4. O Impulso Agressivo e Guerreiro
- O que é: A capacidade de conflito, disputa e autoafirmação violenta (não como crueldade gratuita, mas como afirmação de força).
- Como foi reprimido:
- Pelo pacifismo moderno (“violência é sempre errada”).
- Pela domesticação do homem pelo Estado e leis.
- Exemplo: O guerreiro homérico (Aquiles) é substituído pelo “homem bom” cristão (humilde, submisso).
5. O Impulso Dionisíaco (Êxtase e Dissolução)
- O que é: A embriaguez, o caos criativo, a fusão com a natureza.
- Como foi reprimido:
- Pela racionalidade apolínea (ordem, lógica, moderação).
- Pela moralidade que condena o excesso (bebida, festa, experiências-limite).
- Exemplo: As festas dionisíacas na Grécia antiga vs. a repressão puritana do prazer.

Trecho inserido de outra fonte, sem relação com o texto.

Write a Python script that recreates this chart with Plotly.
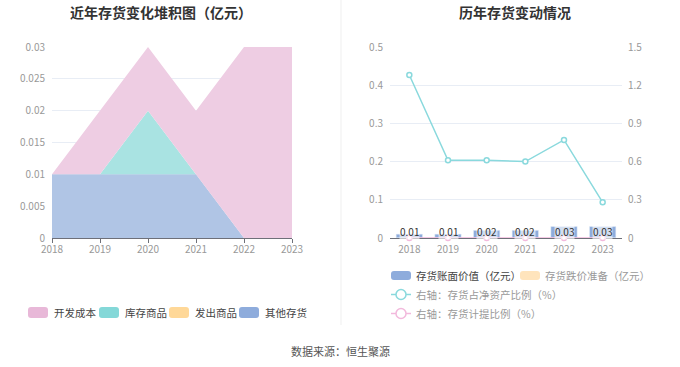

6. O Impulso de Solidão e Independência
- O que é: A necessidade do indivíduo superior de se afastar do rebanho.
- Como foi reprimido:
- Pelo coletivismo (“o grupo sempre sabe melhor”).
- Pela condenação do egoísmo (enquanto Nietzsche o vê como virtude do criador).

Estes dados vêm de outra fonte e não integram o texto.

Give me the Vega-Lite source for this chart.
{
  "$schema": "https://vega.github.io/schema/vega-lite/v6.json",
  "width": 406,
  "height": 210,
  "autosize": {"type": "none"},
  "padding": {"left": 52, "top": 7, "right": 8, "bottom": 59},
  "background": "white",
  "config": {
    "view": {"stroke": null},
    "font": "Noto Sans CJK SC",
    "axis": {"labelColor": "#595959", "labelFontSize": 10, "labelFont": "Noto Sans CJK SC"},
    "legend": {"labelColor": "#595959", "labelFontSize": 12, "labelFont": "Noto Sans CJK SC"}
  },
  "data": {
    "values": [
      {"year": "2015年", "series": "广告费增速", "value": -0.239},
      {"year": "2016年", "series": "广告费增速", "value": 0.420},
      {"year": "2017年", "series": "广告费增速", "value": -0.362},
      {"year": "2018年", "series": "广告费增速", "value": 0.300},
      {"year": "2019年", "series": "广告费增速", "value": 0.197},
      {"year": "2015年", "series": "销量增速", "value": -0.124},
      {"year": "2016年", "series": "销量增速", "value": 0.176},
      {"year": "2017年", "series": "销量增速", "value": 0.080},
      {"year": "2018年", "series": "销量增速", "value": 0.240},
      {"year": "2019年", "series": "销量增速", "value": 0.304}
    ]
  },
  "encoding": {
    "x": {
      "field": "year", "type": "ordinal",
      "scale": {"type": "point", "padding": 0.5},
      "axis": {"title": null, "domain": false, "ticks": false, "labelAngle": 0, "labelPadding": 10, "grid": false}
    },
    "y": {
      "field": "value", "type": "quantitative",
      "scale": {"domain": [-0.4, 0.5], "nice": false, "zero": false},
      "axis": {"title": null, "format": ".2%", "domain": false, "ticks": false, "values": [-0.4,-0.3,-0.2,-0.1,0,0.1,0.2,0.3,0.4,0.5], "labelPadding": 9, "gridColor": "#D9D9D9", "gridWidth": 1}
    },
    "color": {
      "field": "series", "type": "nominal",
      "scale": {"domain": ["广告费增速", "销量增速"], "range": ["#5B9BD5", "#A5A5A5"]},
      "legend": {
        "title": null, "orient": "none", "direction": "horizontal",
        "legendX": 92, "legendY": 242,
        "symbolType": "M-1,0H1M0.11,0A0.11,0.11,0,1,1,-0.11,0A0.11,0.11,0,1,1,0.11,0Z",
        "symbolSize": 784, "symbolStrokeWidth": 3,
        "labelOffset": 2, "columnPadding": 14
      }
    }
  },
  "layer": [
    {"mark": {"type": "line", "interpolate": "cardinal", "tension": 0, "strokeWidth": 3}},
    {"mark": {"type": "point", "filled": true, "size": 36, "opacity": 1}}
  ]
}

- Exemplo: O filósofo livre (como Nietzsche imagina Zaratustra) é visto como “louco” pela massa.
Conclusão
Para Nietzsche, esses impulsos não são “maus” em si – são a própria expressão da vida. O problema é que a cultura ocidental os patologizou, transformando-os em algo a ser controlado, negado ou sublimado. A moral escrava (cristianismo, democracia, racionalismo) triunfou porque os fracos conseguiram convencer os fortes de que seus instintos eram errados.
A superação disso exigiria uma transvaloração de todos os valores, onde o homem superior (Übermensch) pudesse afirmar seus impulsos vitais sem culpa.
Fontes principais:
- Assim Falou Zaratustra (a crítica à moral do rebanho).
- A Genealogia da Moral (a inversão de valores pelo sacerdote asceta).
- O Nascimento da Tragédia (a tensão entre Apolo e Dionísio).